Using experience sampling to examine the interaction between sleep and wakefulness in mental health science
Mulligan LD., Haddock G., Littlewood D., Kyle SD.
Sleep disturbance is a quintessential transdiagnostic process, implicated in the development and maintenance of several mental health problems. Over the past twenty years, there has been a burgeoning interest in the study of sleep and its bidirectional relationship with psychopathology. Sleep inherently lends itself to study using the Experience Sampling Methodology (ESM) given its temporal nature (i.e. sleep occurs each night and has next-day consequences).
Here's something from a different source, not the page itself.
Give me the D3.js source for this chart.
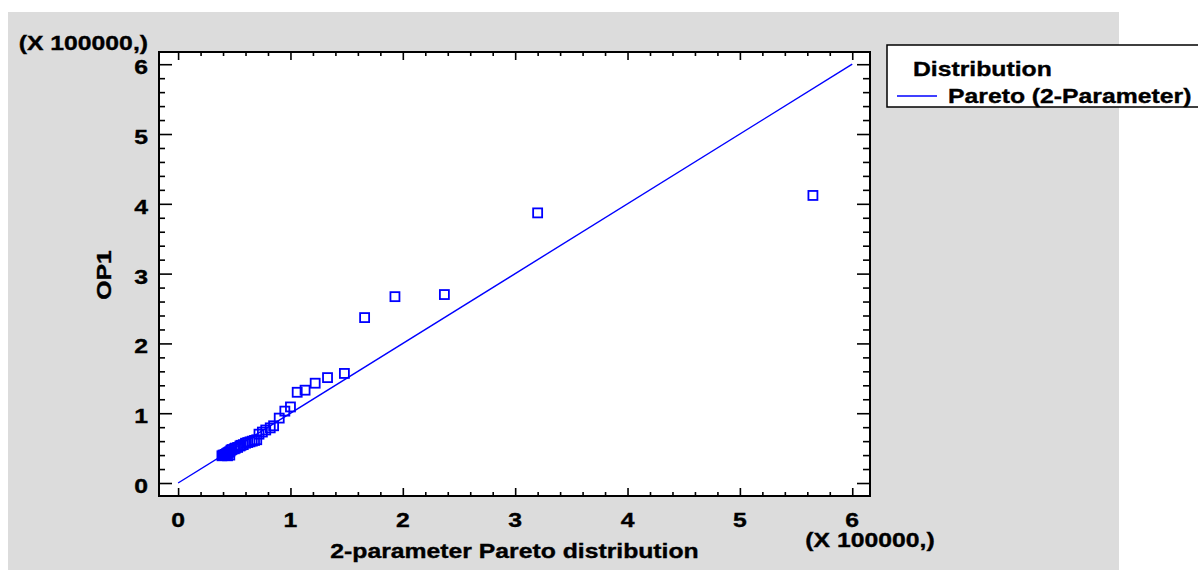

Therefore, incorporating sleep measurement within ESM protocols facilitates a unique opportunity to examine the interaction between sleep and wakefulness on a micro-scale. In this chapter, the authors present the rationale for including sleep variables in ESM research. The authors also provide an overview of existing studies utilising ESM to examine temporal relationships between sleep and selected mental health difficulties. They then discuss the practical aspects of integrating sleep measures into ESM in terms of methodological design, measurement of sleep variables, equipment choice, assessment schedules and execution of the ESM procedure, informed by recent developments in the field of sleep research. Finally, the authors outline the potential challenges of measuring sleep longitudinally and provide guidance on how these might be overcome in future ESM studies.